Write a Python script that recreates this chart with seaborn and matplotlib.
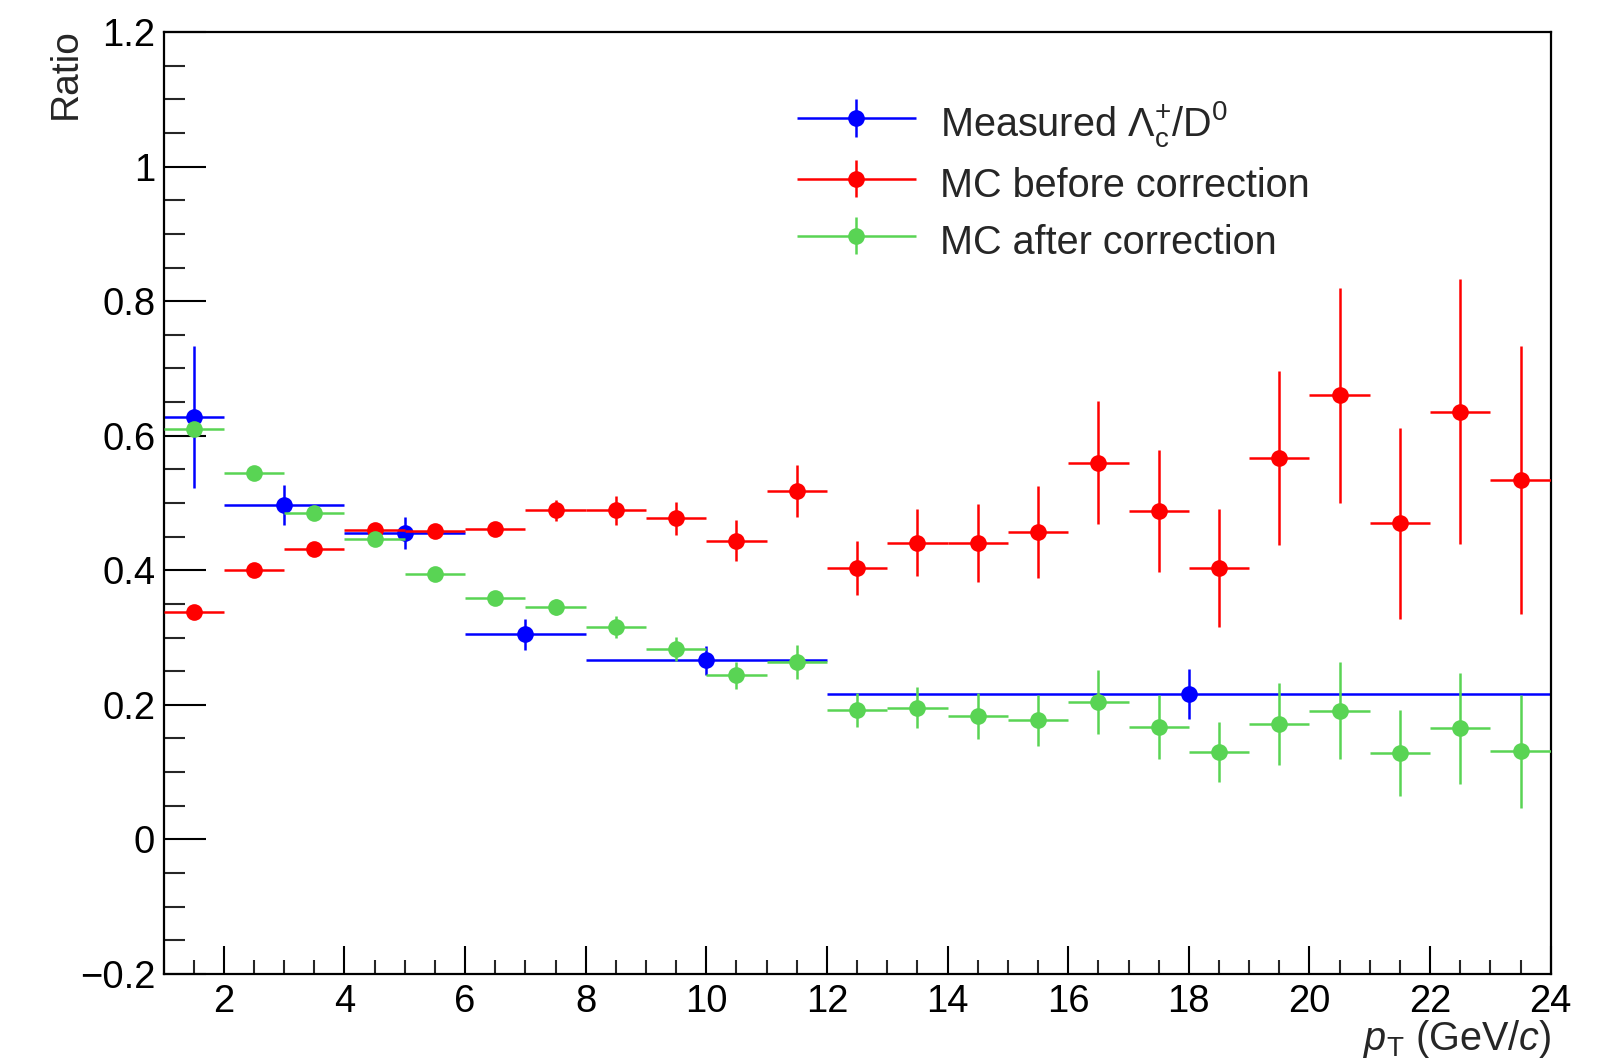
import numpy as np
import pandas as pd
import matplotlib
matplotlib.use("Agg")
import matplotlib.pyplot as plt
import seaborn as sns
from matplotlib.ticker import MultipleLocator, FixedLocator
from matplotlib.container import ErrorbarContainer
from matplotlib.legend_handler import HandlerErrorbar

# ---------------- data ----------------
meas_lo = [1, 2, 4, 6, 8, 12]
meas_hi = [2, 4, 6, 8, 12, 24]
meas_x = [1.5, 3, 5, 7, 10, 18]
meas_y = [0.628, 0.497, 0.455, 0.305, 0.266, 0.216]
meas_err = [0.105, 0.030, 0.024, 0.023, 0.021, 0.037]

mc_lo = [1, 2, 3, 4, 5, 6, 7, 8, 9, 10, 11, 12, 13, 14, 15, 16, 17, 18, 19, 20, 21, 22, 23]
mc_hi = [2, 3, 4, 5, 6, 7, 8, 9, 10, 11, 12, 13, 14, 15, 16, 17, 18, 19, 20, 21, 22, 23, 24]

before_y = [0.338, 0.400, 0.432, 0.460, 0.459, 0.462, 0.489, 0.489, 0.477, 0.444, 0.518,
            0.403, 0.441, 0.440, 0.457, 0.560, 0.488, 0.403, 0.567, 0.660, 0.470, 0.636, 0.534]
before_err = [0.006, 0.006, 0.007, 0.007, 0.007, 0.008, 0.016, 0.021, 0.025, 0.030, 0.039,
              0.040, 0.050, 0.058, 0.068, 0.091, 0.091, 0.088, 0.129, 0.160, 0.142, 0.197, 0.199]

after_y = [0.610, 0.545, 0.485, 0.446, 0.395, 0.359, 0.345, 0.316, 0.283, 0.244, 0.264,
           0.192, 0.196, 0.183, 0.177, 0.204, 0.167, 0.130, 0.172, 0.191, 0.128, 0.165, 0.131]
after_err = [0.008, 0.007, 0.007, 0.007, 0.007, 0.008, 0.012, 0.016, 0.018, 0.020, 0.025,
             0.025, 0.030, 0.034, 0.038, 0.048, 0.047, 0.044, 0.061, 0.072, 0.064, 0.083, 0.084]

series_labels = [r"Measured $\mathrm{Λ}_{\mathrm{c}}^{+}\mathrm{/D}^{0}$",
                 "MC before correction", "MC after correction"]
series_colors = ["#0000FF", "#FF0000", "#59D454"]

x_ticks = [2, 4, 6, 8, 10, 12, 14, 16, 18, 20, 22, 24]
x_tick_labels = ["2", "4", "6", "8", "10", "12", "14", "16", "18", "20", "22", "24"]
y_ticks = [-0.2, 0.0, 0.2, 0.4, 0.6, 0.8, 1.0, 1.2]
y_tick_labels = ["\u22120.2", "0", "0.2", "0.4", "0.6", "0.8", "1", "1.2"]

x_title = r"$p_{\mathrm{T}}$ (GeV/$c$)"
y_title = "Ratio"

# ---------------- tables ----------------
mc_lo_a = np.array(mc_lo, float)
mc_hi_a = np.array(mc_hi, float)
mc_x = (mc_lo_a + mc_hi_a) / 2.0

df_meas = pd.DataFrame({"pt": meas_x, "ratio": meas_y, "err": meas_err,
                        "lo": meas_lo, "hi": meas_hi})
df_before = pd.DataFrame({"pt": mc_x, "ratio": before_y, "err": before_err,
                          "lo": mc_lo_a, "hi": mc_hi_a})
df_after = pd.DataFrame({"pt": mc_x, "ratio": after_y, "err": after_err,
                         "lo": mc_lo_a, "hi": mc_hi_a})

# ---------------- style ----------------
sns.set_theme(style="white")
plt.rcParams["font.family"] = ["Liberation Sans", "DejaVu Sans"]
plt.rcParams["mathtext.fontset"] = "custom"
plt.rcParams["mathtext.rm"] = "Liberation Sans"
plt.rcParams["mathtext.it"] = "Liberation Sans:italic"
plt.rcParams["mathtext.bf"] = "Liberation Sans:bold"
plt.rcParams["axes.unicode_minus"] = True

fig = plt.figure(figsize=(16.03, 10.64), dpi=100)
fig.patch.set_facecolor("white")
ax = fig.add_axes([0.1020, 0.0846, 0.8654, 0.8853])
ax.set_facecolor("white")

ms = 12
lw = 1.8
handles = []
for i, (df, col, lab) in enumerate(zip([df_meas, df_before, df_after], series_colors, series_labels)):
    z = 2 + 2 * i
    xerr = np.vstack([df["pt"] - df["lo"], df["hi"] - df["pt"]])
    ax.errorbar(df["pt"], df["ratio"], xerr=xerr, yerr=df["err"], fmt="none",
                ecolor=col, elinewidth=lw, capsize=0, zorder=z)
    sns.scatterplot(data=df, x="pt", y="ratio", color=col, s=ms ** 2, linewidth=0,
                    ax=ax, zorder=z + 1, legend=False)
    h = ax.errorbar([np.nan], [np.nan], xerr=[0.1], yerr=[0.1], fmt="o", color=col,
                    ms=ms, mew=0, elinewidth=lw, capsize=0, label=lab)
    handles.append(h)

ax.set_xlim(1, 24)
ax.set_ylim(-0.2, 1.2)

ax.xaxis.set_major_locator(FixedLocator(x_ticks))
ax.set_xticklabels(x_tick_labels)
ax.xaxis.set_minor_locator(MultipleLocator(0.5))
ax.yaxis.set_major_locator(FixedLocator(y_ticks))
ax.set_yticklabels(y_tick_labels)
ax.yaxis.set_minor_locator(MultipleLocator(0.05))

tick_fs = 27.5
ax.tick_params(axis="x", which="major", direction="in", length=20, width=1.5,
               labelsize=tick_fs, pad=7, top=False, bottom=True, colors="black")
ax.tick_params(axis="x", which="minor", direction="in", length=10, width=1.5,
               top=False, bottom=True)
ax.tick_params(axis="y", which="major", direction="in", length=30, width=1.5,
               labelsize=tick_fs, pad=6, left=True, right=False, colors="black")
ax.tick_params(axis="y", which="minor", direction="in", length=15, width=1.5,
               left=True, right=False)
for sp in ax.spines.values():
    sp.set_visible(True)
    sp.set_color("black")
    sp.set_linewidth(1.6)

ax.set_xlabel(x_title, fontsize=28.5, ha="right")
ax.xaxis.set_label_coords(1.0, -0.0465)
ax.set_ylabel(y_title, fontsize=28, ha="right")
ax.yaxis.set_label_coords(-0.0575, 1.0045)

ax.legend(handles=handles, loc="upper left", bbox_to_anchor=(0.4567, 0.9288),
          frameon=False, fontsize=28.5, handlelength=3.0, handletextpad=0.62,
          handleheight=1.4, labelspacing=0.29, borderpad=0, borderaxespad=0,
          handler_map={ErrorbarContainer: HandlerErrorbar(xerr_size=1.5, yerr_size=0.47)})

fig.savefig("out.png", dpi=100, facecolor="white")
--
WHAT THE EXERCISE ASKS → Write out the full set of lines verbatim, without the pictures.

RESPONSE TO THE TASK →
Write a Python script that recreates this chart with seaborn and matplotlib.
import numpy as np
import pandas as pd
import matplotlib
matplotlib.use("Agg")
import matplotlib.pyplot as plt
import seaborn as sns
from matplotlib.ticker import MultipleLocator, FixedLocator
from matplotlib.container import ErrorbarContainer
from matplotlib.legend_handler import HandlerErrorbar

# ---------------- data ----------------
meas_lo = [1, 2, 4, 6, 8, 12]
meas_hi = [2, 4, 6, 8, 12, 24]
meas_x = [1.5, 3, 5, 7, 10, 18]
meas_y = [0.628, 0.497, 0.455, 0.305, 0.266, 0.216]
meas_err = [0.105, 0.030, 0.024, 0.023, 0.021, 0.037]

mc_lo = [1, 2, 3, 4, 5, 6, 7, 8, 9, 10, 11, 12, 13, 14, 15, 16, 17, 18, 19, 20, 21, 22, 23]
mc_hi = [2, 3, 4, 5, 6, 7, 8, 9, 10, 11, 12, 13, 14, 15, 16, 17, 18, 19, 20, 21, 22, 23, 24]

before_y = [0.338, 0.400, 0.432, 0.460, 0.459, 0.462, 0.489, 0.489, 0.477, 0.444, 0.518,
            0.403, 0.441, 0.440, 0.457, 0.560, 0.488, 0.403, 0.567, 0.660, 0.470, 0.636, 0.534]
before_err = [0.006, 0.006, 0.007, 0.007, 0.007, 0.008, 0.016, 0.021, 0.025, 0.030, 0.039,
              0.040, 0.050, 0.058, 0.068, 0.091, 0.091, 0.088, 0.129, 0.160, 0.142, 0.197, 0.199]

after_y = [0.610, 0.545, 0.485, 0.446, 0.395, 0.359, 0.345, 0.316, 0.283, 0.244, 0.264,
           0.192, 0.196, 0.183, 0.177, 0.204, 0.167, 0.130, 0.172, 0.191, 0.128, 0.165, 0.131]
after_err = [0.008, 0.007, 0.007, 0.007, 0.007, 0.008, 0.012, 0.016, 0.018, 0.020, 0.025,
             0.025, 0.030, 0.034, 0.038, 0.048, 0.047, 0.044, 0.061, 0.072, 0.064, 0.083, 0.084]

series_labels = [r"Measured $\mathrm{Λ}_{\mathrm{c}}^{+}\mathrm{/D}^{0}$",
                 "MC before correction", "MC after correction"]
series_colors = ["#0000FF", "#FF0000", "#59D454"]

x_ticks = [2, 4, 6, 8, 10, 12, 14, 16, 18, 20, 22, 24]
x_tick_labels = ["2", "4", "6", "8", "10", "12", "14", "16", "18", "20", "22", "24"]
y_ticks = [-0.2, 0.0, 0.2, 0.4, 0.6, 0.8, 1.0, 1.2]
y_tick_labels = ["\u22120.2", "0", "0.2", "0.4", "0.6", "0.8", "1", "1.2"]

x_title = r"$p_{\mathrm{T}}$ (GeV/$c$)"
y_title = "Ratio"

# ---------------- tables ----------------
mc_lo_a = np.array(mc_lo, float)
mc_hi_a = np.array(mc_hi, float)
mc_x = (mc_lo_a + mc_hi_a) / 2.0

df_meas = pd.DataFrame({"pt": meas_x, "ratio": meas_y, "err": meas_err,
                        "lo": meas_lo, "hi": meas_hi})
df_before = pd.DataFrame({"pt": mc_x, "ratio": before_y, "err": before_err,
                          "lo": mc_lo_a, "hi": mc_hi_a})
df_after = pd.DataFrame({"pt": mc_x, "ratio": after_y, "err": after_err,
                         "lo": mc_lo_a, "hi": mc_hi_a})

# ---------------- style ----------------
sns.set_theme(style="white")
plt.rcParams["font.family"] = ["Liberation Sans", "DejaVu Sans"]
plt.rcParams["mathtext.fontset"] = "custom"
plt.rcParams["mathtext.rm"] = "Liberation Sans"
plt.rcParams["mathtext.it"] = "Liberation Sans:italic"
plt.rcParams["mathtext.bf"] = "Liberation Sans:bold"
plt.rcParams["axes.unicode_minus"] = True

fig = plt.figure(figsize=(16.03, 10.64), dpi=100)
fig.patch.set_facecolor("white")
ax = fig.add_axes([0.1020, 0.0846, 0.8654, 0.8853])
ax.set_facecolor("white")

ms = 12
lw = 1.8
handles = []
for i, (df, col, lab) in enumerate(zip([df_meas, df_before, df_after], series_colors, series_labels)):
    z = 2 + 2 * i
    xerr = np.vstack([df["pt"] - df["lo"], df["hi"] - df["pt"]])
    ax.errorbar(df["pt"], df["ratio"], xerr=xerr, yerr=df["err"], fmt="none",
                ecolor=col, elinewidth=lw, capsize=0, zorder=z)
    sns.scatterplot(data=df, x="pt", y="ratio", color=col, s=ms ** 2, linewidth=0,
                    ax=ax, zorder=z + 1, legend=False)
    h = ax.errorbar([np.nan], [np.nan], xerr=[0.1], yerr=[0.1], fmt="o", color=col,
                    ms=ms, mew=0, elinewidth=lw, capsize=0, label=lab)
    handles.append(h)

ax.set_xlim(1, 24)
ax.set_ylim(-0.2, 1.2)

ax.xaxis.set_major_locator(FixedLocator(x_ticks))
ax.set_xticklabels(x_tick_labels)
ax.xaxis.set_minor_locator(MultipleLocator(0.5))
ax.yaxis.set_major_locator(FixedLocator(y_ticks))
ax.set_yticklabels(y_tick_labels)
ax.yaxis.set_minor_locator(MultipleLocator(0.05))

tick_fs = 27.5
ax.tick_params(axis="x", which="major", direction="in", length=20, width=1.5,
               labelsize=tick_fs, pad=7, top=False, bottom=True, colors="black")
ax.tick_params(axis="x", which="minor", direction="in", length=10, width=1.5,
               top=False, bottom=True)
ax.tick_params(axis="y", which="major", direction="in", length=30, width=1.5,
               labelsize=tick_fs, pad=6, left=True, right=False, colors="black")
ax.tick_params(axis="y", which="minor", direction="in", length=15, width=1.5,
               left=True, right=False)
for sp in ax.spines.values():
    sp.set_visible(True)
    sp.set_color("black")
    sp.set_linewidth(1.6)

ax.set_xlabel(x_title, fontsize=28.5, ha="right")
ax.xaxis.set_label_coords(1.0, -0.0465)
ax.set_ylabel(y_title, fontsize=28, ha="right")
ax.yaxis.set_label_coords(-0.0575, 1.0045)

ax.legend(handles=handles, loc="upper left", bbox_to_anchor=(0.4567, 0.9288),
          frameon=False, fontsize=28.5, handlelength=3.0, handletextpad=0.62,
          handleheight=1.4, labelspacing=0.29, borderpad=0, borderaxespad=0,
          handler_map={ErrorbarContainer: HandlerErrorbar(xerr_size=1.5, yerr_size=0.47)})

fig.savefig("out.png", dpi=100, facecolor="white")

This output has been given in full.